The film became the first Kannada film for prominent cinematographer P. C. Sreeram whilst noted composer Sandeep Chowta was the music director. The film was notable for becoming the first Kannada language film to have a website for the film. The move happened on the initiative of the director, T. B. Srinivas, although the practice failed to set a trend in the industry.

==Soundtrack==
The music was composed by Sandeep Chowta.

=== Kannada ===

Track list
| No. | Title | Singer(s) | Length |
|---|---|---|---|
| 1. | "Bangalore Huduga" | Rajesh Krishnan | 4:34 |
| 2. | "Shanti Shanti" | Sanjeev, Allwyn, Sowmya Raoh | 4:38 |
| 3. | "Imbiya Hanna" | Rajesh Krishnan, Sanjeevani, L. N. Shastri | 4:26 |
| 4. | "Elayay" | Rajesh Krishnan, Sowmya Raoh | 6:01 |
| 5. | "Takka Takka Dhimi" | Rajesh Krishnan, Sujatha Mohan, Sanjeev | 4:14 |
| 6. | "Theme Music" | Instrumental | 2:56 |
| Total length: |  |  | 26:49 |

=== Tamil ===
Tamil version had additional song "You Relax Baby" which was composed by Swararaj.

Track list
| No. | Title | Singer(s) | Length |
|---|---|---|---|
| 1. | "Thakathimi Thakathimi" | Harini, Mano | 4:11 |
| 2. | "You Relax Baby" | Srinivas, Anuradha Sriram | 4:28 |
| 3. | "Kannile Kaadhal" | P. Unnikrishnan, Swarnalatha | 5:56 |
| 4. | "Jimbale Jimbale" | Mano, Swarnalatha | 4:34 |
| 5. | "Paadiko Don't Care" | Srinivas | 4:25 |
| Total length: |  |  | 23:34 |

==Release and reception==
Upon release, the film became a financial failure for the producers.
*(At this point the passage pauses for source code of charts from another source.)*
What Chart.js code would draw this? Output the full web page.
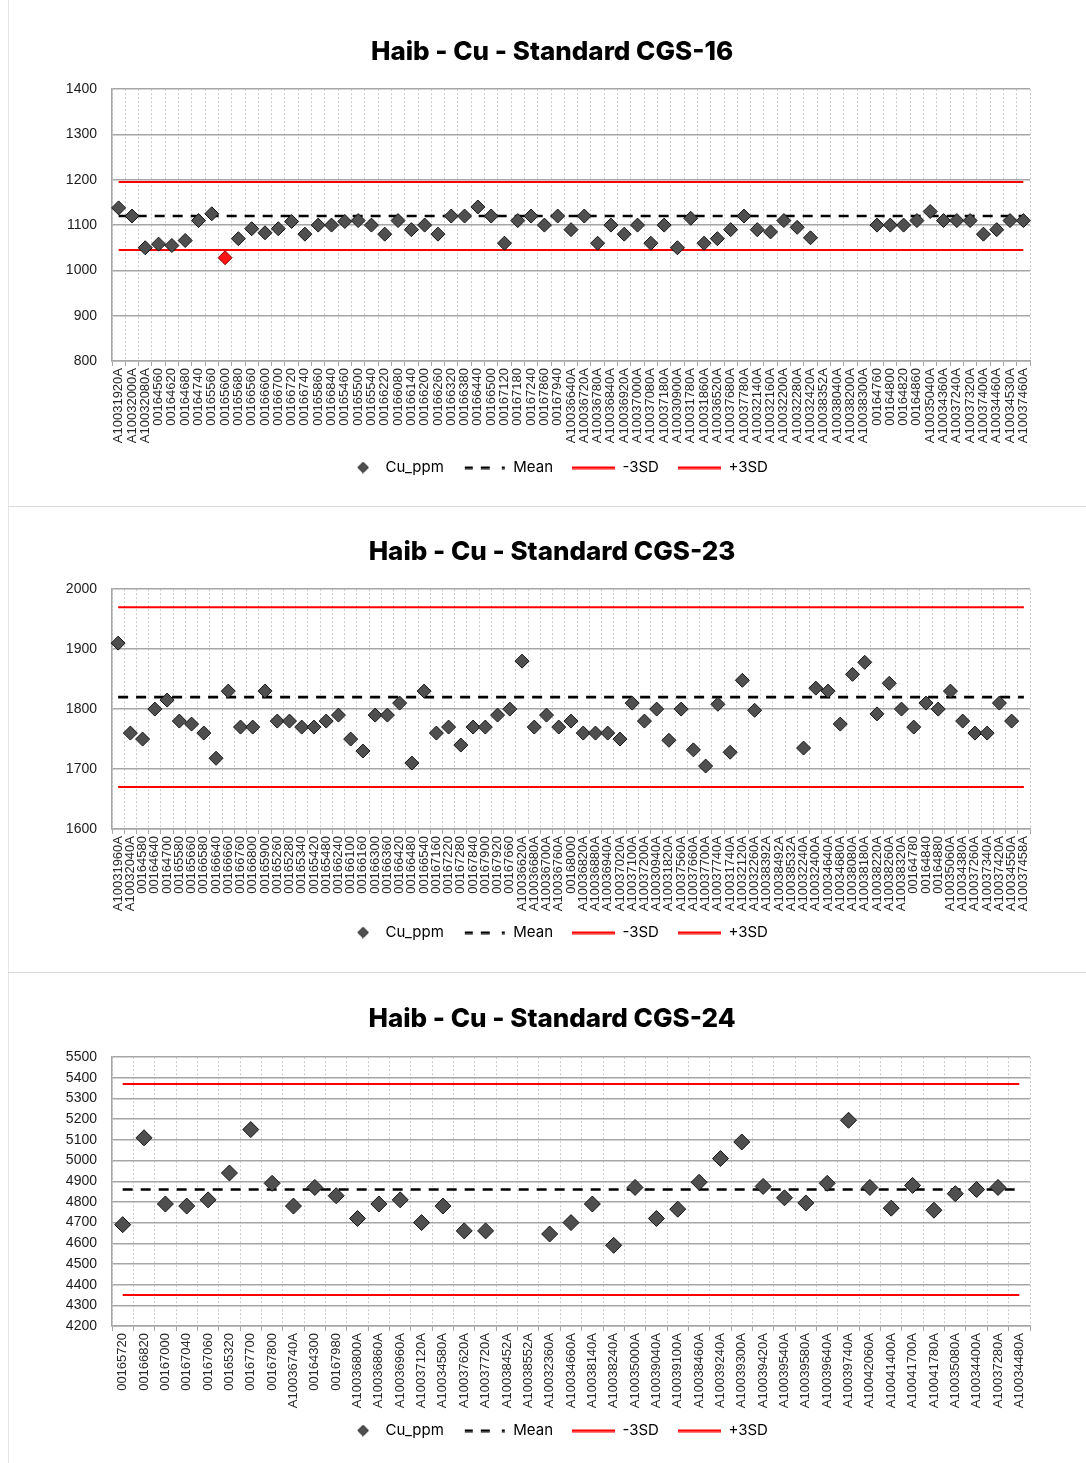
<!DOCTYPE html>
<html>
<head>
<meta charset="utf-8">
<script src="https://cdn.jsdelivr.net/npm/chart.js@4.4.1/dist/chart.umd.min.js"></script>
<style>
  body { margin: 0; background: #fff; width: 1086px; height: 1463px; position: relative; overflow: hidden; }
  .panel { position: absolute; left: 0; width: 1086px; }
  .panel canvas { display: block; }
  .sep { position: absolute; left: 8px; width: 1078px; height: 1px; background: #d9d9d9; }
  .vline { position: absolute; left: 8px; top: 0; width: 1px; height: 1463px; background: #e6e6e6; }
</style>
</head>
<body>
<div class="vline"></div>
<div class="panel" style="top:0"><canvas id="c16" width="1086" height="506"></canvas></div>
<div class="sep" style="top:506px"></div>
<div class="panel" style="top:507px"><canvas id="c23" width="1086" height="465"></canvas></div>
<div class="sep" style="top:972px"></div>
<div class="panel" style="top:973px"><canvas id="c24" width="1086" height="490"></canvas></div>

<script>
// --- CGS-16 ---
const labels16 = [
  'A10031920A', 'A10032000A', 'A10032080A', '00164560', '00164620', '00164680', '00164740', '00165560',
  '00165600', '00165680', '00166560', '00166600', '00166700', '00166720', '00166740', '00165860',
  '00166840', '00165460', '00165500', '00165540', '00166220', '00166080', '00166140', '00166200',
  '00166260', '00166320', '00166380', '00166440', '00166500', '00167120', '00167180', '00167240',
  '00167860', '00167940', 'A10036640A', 'A10036720A', 'A10036780A', 'A10036840A', 'A10036920A', 'A10037000A',
  'A10037080A', 'A10037180A', 'A10030900A', 'A10031780A', 'A10031860A', 'A10036520A', 'A10037680A', 'A10037780A',
  'A10032140A', 'A10032160A', 'A10032200A', 'A10032280A', 'A10032420A', 'A10038352A', 'A10038040A', 'A10038200A',
  'A10038300A', '00164760', '00164800', '00164820', '00164860', 'A10035040A', 'A10034360A', 'A10037240A',
  'A10037320A', 'A10037400A', 'A10034460A', 'A10034530A', 'A10037460A'
];
const cu16 = [
  1138, 1120, 1050, 1058, 1055, 1066, 1110, 1125, 1028, 1070,
  1092, 1083, 1092, 1108, 1080, 1100, 1100, 1108, 1110, 1100,
  1080, 1110, 1090, 1100, 1080, 1120, 1120, 1140, 1120, 1060,
  1110, 1120, 1100, 1120, 1090, 1120, 1060, 1100, 1080, 1100,
  1060, 1100, 1050, 1115, 1060, 1070, 1090, 1120, 1090, 1085,
  1110, 1095, 1072, null, null, null, null, 1100, 1100, 1100,
  1110, 1130, 1110, 1110, 1110, 1080, 1090, 1110, 1110
];
const limits16 = [1120, 1045, 1195];   // mean, -3SD, +3SD
const yAxis16 = [800, 1400, 100];      // min, max, step

// --- CGS-23 ---
const labels23 = [
  'A10031960A', 'A10032040A', '00164580', '00164640', '00164700', '00165580', '00165660', '00166580',
  '00166640', '00166660', '00166760', '00166800', '00165900', '00165260', '00165280', '00165340',
  '00165420', '00165480', '00166240', '00166100', '00166160', '00166300', '00166360', '00166420',
  '00166480', '00166540', '00167160', '00167220', '00167280', '00167840', '00167900', '00167920',
  '00167660', 'A10036620A', 'A10036680A', 'A10036700A', 'A10036760A', '00168000', 'A10036820A', 'A10036880A',
  'A10036940A', 'A10037020A', 'A10037100A', 'A10037200A', 'A10030940A', 'A10031820A', 'A10037560A', 'A10037660A',
  'A10037700A', 'A10037740A', 'A10031740A', 'A10032120A', 'A10032260A', 'A10038392A', 'A10038492A', 'A10038532A',
  'A10032240A', 'A10032400A', 'A10034640A', 'A10034680A', 'A10038080A', 'A10038180A', 'A10038220A', 'A10038260A',
  'A10038320A', '00164780', '00164840', '00164880', 'A10035060A', 'A10034380A', 'A10037260A', 'A10037340A',
  'A10037420A', 'A10034550A', 'A10037458A'
];
const cu23 = [
  1910, 1760, 1750, 1800, 1815, 1780, 1775, 1760, 1718, 1830,
  1770, 1770, 1830, 1780, 1780, 1770, 1770, 1780, 1790, 1750,
  1730, 1790, 1790, 1810, 1710, 1830, 1760, 1770, 1740, 1770,
  1770, 1790, 1800, 1880, 1770, 1790, 1770, 1780, 1760, 1760,
  1760, 1750, 1810, 1780, 1800, 1748, 1800, 1732, 1705, 1808,
  1728, 1848, 1798, null, null, null, 1735, 1835, 1830, 1775,
  1858, 1878, 1792, 1843, 1800, 1770, 1810, 1800, 1830, 1780,
  1760, 1760, 1810, 1780, null
];
const limits23 = [1820, 1670, 1970];
const yAxis23 = [1600, 2000, 100];

// --- CGS-24 ---
const labels24 = [
  '00165720', '00166820', '00167000', '00167040', '00167060', '00165320', '00167700', '00167800',
  'A10036740A', '00164300', '00167980', 'A10036800A', 'A10036860A', 'A10036960A', 'A10037120A', 'A10034580A',
  'A10037620A', 'A10037720A', 'A10038452A', 'A10038552A', 'A10032360A', 'A10034660A', 'A10038140A', 'A10038240A',
  'A10035000A', 'A10039040A', 'A10039100A', 'A10038460A', 'A10039240A', 'A10039300A', 'A10039420A', 'A10039540A',
  'A10039580A', 'A10039640A', 'A10039740A', 'A10042060A', 'A10041400A', 'A10041700A', 'A10041780A', 'A10035080A',
  'A10034400A', 'A10037280A', 'A10034480A'
];
const cu24 = [
  4690, 5110, 4790, 4780, 4810, 4940, 5150, 4890, 4780, 4870,
  4830, 4720, 4790, 4810, 4700, 4780, 4660, 4660, null, null,
  4645, 4700, 4790, 4590, 4870, 4720, 4765, 4895, 5010, 5090,
  4875, 4820, 4795, 4890, 5195, 4870, 4770, 4880, 4760, 4840,
  4860, 4870, null
];
const limits24 = [4860, 4350, 5370];
const yAxis24 = [4200, 5500, 100];

Chart.defaults.font.family = "'Liberation Sans', Arial, sans-serif";

function diamondIcon() {
  // diamond sits right of the icon centre so it lands closer to its text
  const c = document.createElement('canvas');
  c.width = 24; c.height = 12;
  const g = c.getContext('2d');
  g.beginPath();
  g.moveTo(18, 0.7); g.lineTo(23.3, 6); g.lineTo(18, 11.3); g.lineTo(12.7, 6);
  g.closePath();
  g.fillStyle = '#4f4f4f'; g.fill();
  g.strokeStyle = '#111'; g.lineWidth = 1; g.stroke();
  return c;
}

function lineIcon(color, segs) {
  const c = document.createElement('canvas');
  c.width = 44; c.height = 4;
  const g = c.getContext('2d');
  g.fillStyle = color;
  segs.forEach(s => g.fillRect(s[0], 1, s[1] - s[0], 2.5));
  return c;
}

const legendIcons = [
  diamondIcon(),
  lineIcon('#000', [[2, 10], [18, 27], [39, 42]]),
  lineIcon('#ff0000', [[0, 43]]),
  lineIcon('#ff0000', [[0, 43]])
];
const legendNames = ['Cu_ppm', 'Mean', '-3SD', '+3SD'];

// labels may overhang their axis box, as in the original; skip Chart.js's label clipping
const noLabelClip = s => { s._computeLabelArea = () => null; };

function makeChart(id, title, labels, values, limits, yAxis, o) {
  const [mean, low, high] = limits;
  const ctx = document.getElementById(id).getContext('2d');
  return new Chart(ctx, {
    type: 'line',
    data: {
      labels: labels,
      datasets: [
        {
          label: 'Cu_ppm',
          data: values,
          showLine: false,
          pointStyle: 'rectRot',
          pointRadius: o.radius,
          pointHoverRadius: o.radius,
          pointBackgroundColor: values.map(v => v != null && v < low ? '#ff1414' : '#4f4f4f'),
          pointBorderColor: values.map(v => v != null && v < low ? '#8a0000' : '#151515'),
          pointBorderWidth: 1,
          order: 0
        },
        {
          label: 'Mean',
          data: labels.map(() => mean),
          borderColor: '#000',
          borderWidth: 2.6,
          borderDash: [10, 8],
          pointRadius: 0,
          order: 1
        },
        {
          label: '-3SD',
          data: labels.map(() => low),
          borderColor: '#ff0000',
          borderWidth: 2,
          pointRadius: 0,
          order: 2
        },
        {
          label: '+3SD',
          data: labels.map(() => high),
          borderColor: '#ff0000',
          borderWidth: 2,
          pointRadius: 0,
          order: 3
        }
      ]
    },
    options: {
      responsive: false,
      animation: false,
      layout: { padding: { top: 10, left: 74, right: 56, bottom: o.padBottom } },
      scales: {
        x: {
          offset: true,
          ticks: {
            autoSkip: false, maxRotation: 90, minRotation: 90, padding: 2,
            color: '#262626', font: { size: 13 }
          },
          grid: {
            offset: true, color: '#cccccc', lineWidth: 1,
            tickColor: '#a6a6a6', tickLength: 5, tickBorderDash: []
          },
          border: { color: '#a6a6a6', width: 1.5, dash: [2, 2] },
          afterFit: s => { s.height = o.xHeight; noLabelClip(s); }
        },
        y: {
          min: yAxis[0],
          max: yAxis[1],
          ticks: {
            stepSize: yAxis[2], padding: 15, color: '#1a1a1a', font: { size: 14 },
            callback: v => String(v)
          },
          grid: { color: '#a6a6a6', lineWidth: 1.5, drawTicks: false },
          border: { color: '#a6a6a6', width: 1.5 },
          afterFit: s => { s.width = 38; noLabelClip(s); }
        }
      },
      plugins: {
        title: {
          display: true,
          text: title,
          color: '#000',
          font: { family: 'Inter', size: 26, weight: '800' },
          padding: { top: o.titleTop, bottom: o.titleBottom }
        },
        legend: {
          position: 'bottom',
          labels: {
            usePointStyle: true,
            pointStyleWidth: 42,
            boxHeight: 12,
            padding: 20,
            color: '#404040',
            font: { family: 'Inter', size: 15 },
            generateLabels: () => legendNames.map((n, i) => ({
              text: n,
              pointStyle: legendIcons[i],
              datasetIndex: i,
              fillStyle: 'transparent',
              strokeStyle: 'transparent',
              lineWidth: 0,
              hidden: false
            }))
          }
        },
        tooltip: { enabled: false }
      }
    }
  });
}

makeChart('c16', 'Haib - Cu - Standard CGS-16', labels16, cu16, limits16, yAxis16,
  { radius: 7, titleTop: 27, titleBottom: 21, padBottom: 21, xHeight: 79 });
makeChart('c23', 'Haib - Cu - Standard CGS-23', labels23, cu23, limits23, yAxis23,
  { radius: 7, titleTop: 20, titleBottom: 21, padBottom: 22, xHeight: 76 });
makeChart('c24', 'Haib - Cu - Standard CGS-24', labels24, cu24, limits24, yAxis24,
  { radius: 8, titleTop: 21, titleBottom: 22, padBottom: 15, xHeight: 77 });
</script>
</body>
</html>
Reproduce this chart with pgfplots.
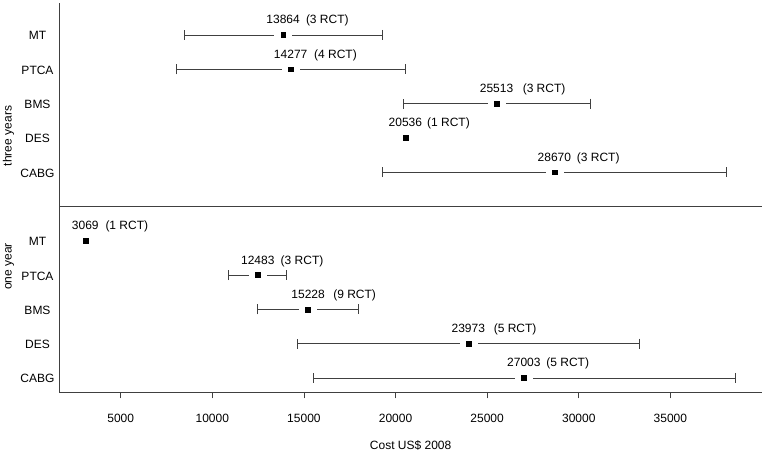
\documentclass[border=0pt]{standalone}
\usepackage{pgfplots}
\pgfplotsset{compat=1.18}
\usepackage{fontspec}
\setmainfont{Liberation Sans}
\definecolor{ln}{gray}{0.25}
\newcommand{\lab}[4]{%
  \node[anchor=base] at (axis cs:#1,#2) [yshift=11bp] {#1};
  \node[anchor=base west, inner sep=0pt] at (axis cs:#1,#2) [xshift=#4bp, yshift=11bp] {(#3 RCT)};}
\begin{document}
\fontsize{12bp}{14bp}\selectfont
\begin{tikzpicture}
\path[use as bounding box] (0,0) rectangle (765bp,455bp);
\begin{axis}[
  at={(59.3bp,62.7bp)}, anchor=south west,
  scale only axis, width=702.7bp, height=389bp,
  xmin=1650, xmax=40000, ymin=0.583, ymax=11.924,
  axis x line*=bottom, axis y line*=left,
  axis line style={-, ln, line width=0.8bp},
  clip=false,
  xtick={5000,10000,...,35000},
  scaled x ticks=false,
  /pgf/number format/assume math mode=true,
  /pgf/number format/1000 sep={},
  tick align=outside, major tick length=6bp,
  xtick style={ln, line width=0.8bp},
  ytick={1,2,3,4,5,7,8,9,10,11},
  yticklabels={CABG,DES,BMS,PTCA,MT,CABG,DES,BMS,PTCA,MT},
  ytick style={draw=none},
  yticklabel style={anchor=base, xshift=-15.8bp, yshift=-5bp},
  xticklabel style={anchor=base, yshift=-24.5bp},
]
\addplot[ln, only marks, mark=*, mark size=0.01bp, error bars/.cd, x dir=both, x explicit,
  error mark=|,
  error bar style={draw=ln, line width=0.8bp},
  error mark options={draw=ln, line width=0.8bp, mark size=5bp}]
  table[x=x, y=y, x error plus=ep, x error minus=em] {
x y ep em
13864 11 5416 5409
14277 10 6241 6220
25513 9 5103 5087
28670 7 9408 9390
12483 4 1578 1588
15228 3 2742 2750
23973 2 9335 9333
27003 1 11528 11490
};
\addplot[white, only marks, mark=square*, mark size=8.5bp]
  table {
x y
13864 11
14277 10
25513 9
28670 7
12483 4
15228 3
23973 2
27003 1
};
\addplot[black, only marks, mark=square*, mark size=2.4bp]
  table {
x y
13864 11
14277 10
25513 9
20536 8
28670 7
3069 5
12483 4
15228 3
23973 2
27003 1
};
\addplot[ln, line width=0.8bp] coordinates {(1650,6) (40000,6)};
\lab{13864}{11}{3}{22.7}
\lab{14277}{10}{4}{23.3}
\lab{25513}{9}{3}{26}
\lab{20536}{8}{1}{21.6}
\lab{28670}{7}{3}{22.3}
\lab{3069}{5}{1}{20}
\lab{12483}{4}{3}{22.7}
\lab{15228}{3}{9}{25}
\lab{23973}{2}{5}{25.3}
\lab{27003}{1}{5}{22.3}
\node[anchor=base] at (rel axis cs:0.5,0) [yshift=-57.4bp] {Cost US\$ 2008};
\end{axis}
\node[rotate=90, anchor=base] at (11.5bp,319bp) {three years};
\node[rotate=90, anchor=base] at (11.5bp,188.5bp) {one year};
\end{tikzpicture}
\end{document}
However, after the success of Mani Ratnam's Alai Payuthey (2000) in which this film's supporting actor Madhavan, played the lead role, producers opted to dub the film into Tamil as Relax. The Tamil version featured songs from Alai Payuthey in Madhavan's scenes. Actress Avni was given the stagename of Harini for the Tamil version, while composer Sandeep became Swaraj. Both lead actors threatened legal action, with Madhavan unhappy that a film in which he portrayed a supporting role would hamper his career in Tamil films, whilst Abbas was unhappy that the promoters were ignoring him. He also threatened action claiming that the producers owed him money.

=== Critical reception ===
Srikanth Srinivasa of Deccan Herald felt the film was a "clean, entertaing [sic]" one. Of the acting performances, he wrote, "Abbas is endearing. Avni is attractive. Prema is pretty and Madhavan is peppy. The casting of Satish Shah is unjustified. Prakash Rai outshines all the artistes with his natural performance as a rustic dhaba owner resembling Laloo Prasad Yadav." While he also commended the cinematography, music and playback singing in the film, he felt the film faltered on dubbing and editing, in that "the second half could have been trimmed". Reviewing Tamil dubbed version Relax, Rediff wrote "The technical team is power-packed, with P C Sriram's camera creating the right mood for the feisty flick. Much of the fun in a film of this kind is the dialogues, and Ravee delivers, with clever, fun-packed lines. The direction is clean and assured, no obvious bets are missed, and the pace and suspense never allowed to flag".